Task description —
Nothing but the lines from the top of the data to the line holding "0.629, 0.589, 0.555, 0.535, 0.514]" should be printed, word for word and both ends included; leave the pictures out.

Provided material —
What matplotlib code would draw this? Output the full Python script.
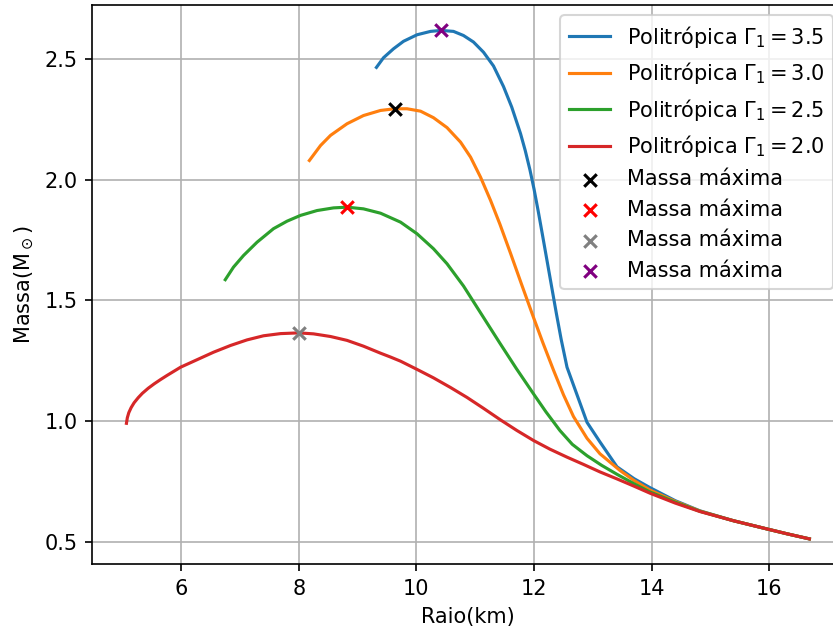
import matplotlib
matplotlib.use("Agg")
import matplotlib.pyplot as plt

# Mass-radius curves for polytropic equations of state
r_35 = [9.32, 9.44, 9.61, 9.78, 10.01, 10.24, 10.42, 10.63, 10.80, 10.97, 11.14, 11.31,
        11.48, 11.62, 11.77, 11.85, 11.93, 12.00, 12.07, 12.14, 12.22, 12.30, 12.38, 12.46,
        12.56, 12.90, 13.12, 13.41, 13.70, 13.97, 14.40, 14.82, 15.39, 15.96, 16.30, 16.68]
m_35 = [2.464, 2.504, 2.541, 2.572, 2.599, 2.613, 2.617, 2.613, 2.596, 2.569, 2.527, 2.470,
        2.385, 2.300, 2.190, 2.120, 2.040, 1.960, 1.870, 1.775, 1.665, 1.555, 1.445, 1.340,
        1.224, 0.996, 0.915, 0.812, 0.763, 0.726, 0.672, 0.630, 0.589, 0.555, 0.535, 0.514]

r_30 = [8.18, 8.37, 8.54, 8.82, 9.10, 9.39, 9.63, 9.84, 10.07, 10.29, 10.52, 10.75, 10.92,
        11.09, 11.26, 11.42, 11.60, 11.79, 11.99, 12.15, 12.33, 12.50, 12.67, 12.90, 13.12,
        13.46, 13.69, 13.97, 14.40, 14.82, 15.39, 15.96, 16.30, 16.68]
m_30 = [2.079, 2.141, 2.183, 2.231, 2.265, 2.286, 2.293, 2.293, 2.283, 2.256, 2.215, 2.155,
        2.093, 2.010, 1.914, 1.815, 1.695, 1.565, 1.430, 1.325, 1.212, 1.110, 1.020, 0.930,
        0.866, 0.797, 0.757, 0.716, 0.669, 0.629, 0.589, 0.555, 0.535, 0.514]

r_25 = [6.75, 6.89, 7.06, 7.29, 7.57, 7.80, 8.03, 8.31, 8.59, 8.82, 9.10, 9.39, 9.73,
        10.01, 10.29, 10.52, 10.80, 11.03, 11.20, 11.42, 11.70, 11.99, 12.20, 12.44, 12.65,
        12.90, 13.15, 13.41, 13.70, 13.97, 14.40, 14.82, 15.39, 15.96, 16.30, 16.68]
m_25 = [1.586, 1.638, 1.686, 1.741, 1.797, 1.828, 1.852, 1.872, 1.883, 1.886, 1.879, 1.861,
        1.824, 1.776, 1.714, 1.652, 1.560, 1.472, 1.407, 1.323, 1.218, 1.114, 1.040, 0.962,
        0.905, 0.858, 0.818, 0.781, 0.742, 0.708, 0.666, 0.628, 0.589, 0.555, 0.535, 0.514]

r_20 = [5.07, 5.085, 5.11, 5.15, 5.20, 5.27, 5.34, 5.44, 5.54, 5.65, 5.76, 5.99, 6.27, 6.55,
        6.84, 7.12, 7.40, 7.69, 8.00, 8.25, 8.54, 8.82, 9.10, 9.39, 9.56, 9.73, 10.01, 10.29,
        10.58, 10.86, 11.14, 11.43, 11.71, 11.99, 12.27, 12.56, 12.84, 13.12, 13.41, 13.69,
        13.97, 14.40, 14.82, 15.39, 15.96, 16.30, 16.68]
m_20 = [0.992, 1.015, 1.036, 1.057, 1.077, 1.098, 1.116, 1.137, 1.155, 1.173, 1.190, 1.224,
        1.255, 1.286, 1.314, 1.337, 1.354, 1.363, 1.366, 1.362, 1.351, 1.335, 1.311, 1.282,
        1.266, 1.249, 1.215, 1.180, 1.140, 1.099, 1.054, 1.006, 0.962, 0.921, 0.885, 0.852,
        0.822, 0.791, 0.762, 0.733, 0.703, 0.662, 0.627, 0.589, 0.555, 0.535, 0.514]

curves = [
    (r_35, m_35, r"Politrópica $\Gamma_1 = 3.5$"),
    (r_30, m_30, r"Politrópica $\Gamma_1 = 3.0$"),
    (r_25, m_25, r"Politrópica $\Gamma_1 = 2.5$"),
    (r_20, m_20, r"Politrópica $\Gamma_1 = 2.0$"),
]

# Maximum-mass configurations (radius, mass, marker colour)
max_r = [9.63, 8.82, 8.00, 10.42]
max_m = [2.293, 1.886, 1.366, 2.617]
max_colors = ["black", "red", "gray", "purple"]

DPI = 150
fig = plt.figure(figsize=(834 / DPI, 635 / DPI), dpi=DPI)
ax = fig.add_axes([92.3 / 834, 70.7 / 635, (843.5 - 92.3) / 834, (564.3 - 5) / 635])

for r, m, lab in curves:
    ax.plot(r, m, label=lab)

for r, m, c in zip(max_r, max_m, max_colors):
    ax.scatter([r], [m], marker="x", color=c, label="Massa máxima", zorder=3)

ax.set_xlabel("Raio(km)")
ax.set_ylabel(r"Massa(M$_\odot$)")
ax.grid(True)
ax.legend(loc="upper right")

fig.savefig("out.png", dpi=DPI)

Exercise output —
What matplotlib code would draw this? Output the full Python script.
import matplotlib
matplotlib.use("Agg")
import matplotlib.pyplot as plt

# Mass-radius curves for polytropic equations of state
r_35 = [9.32, 9.44, 9.61, 9.78, 10.01, 10.24, 10.42, 10.63, 10.80, 10.97, 11.14, 11.31,
        11.48, 11.62, 11.77, 11.85, 11.93, 12.00, 12.07, 12.14, 12.22, 12.30, 12.38, 12.46,
        12.56, 12.90, 13.12, 13.41, 13.70, 13.97, 14.40, 14.82, 15.39, 15.96, 16.30, 16.68]
m_35 = [2.464, 2.504, 2.541, 2.572, 2.599, 2.613, 2.617, 2.613, 2.596, 2.569, 2.527, 2.470,
        2.385, 2.300, 2.190, 2.120, 2.040, 1.960, 1.870, 1.775, 1.665, 1.555, 1.445, 1.340,
        1.224, 0.996, 0.915, 0.812, 0.763, 0.726, 0.672, 0.630, 0.589, 0.555, 0.535, 0.514]

r_30 = [8.18, 8.37, 8.54, 8.82, 9.10, 9.39, 9.63, 9.84, 10.07, 10.29, 10.52, 10.75, 10.92,
        11.09, 11.26, 11.42, 11.60, 11.79, 11.99, 12.15, 12.33, 12.50, 12.67, 12.90, 13.12,
        13.46, 13.69, 13.97, 14.40, 14.82, 15.39, 15.96, 16.30, 16.68]
m_30 = [2.079, 2.141, 2.183, 2.231, 2.265, 2.286, 2.293, 2.293, 2.283, 2.256, 2.215, 2.155,
        2.093, 2.010, 1.914, 1.815, 1.695, 1.565, 1.430, 1.325, 1.212, 1.110, 1.020, 0.930,
        0.866, 0.797, 0.757, 0.716, 0.669, 0.629, 0.589, 0.555, 0.535, 0.514]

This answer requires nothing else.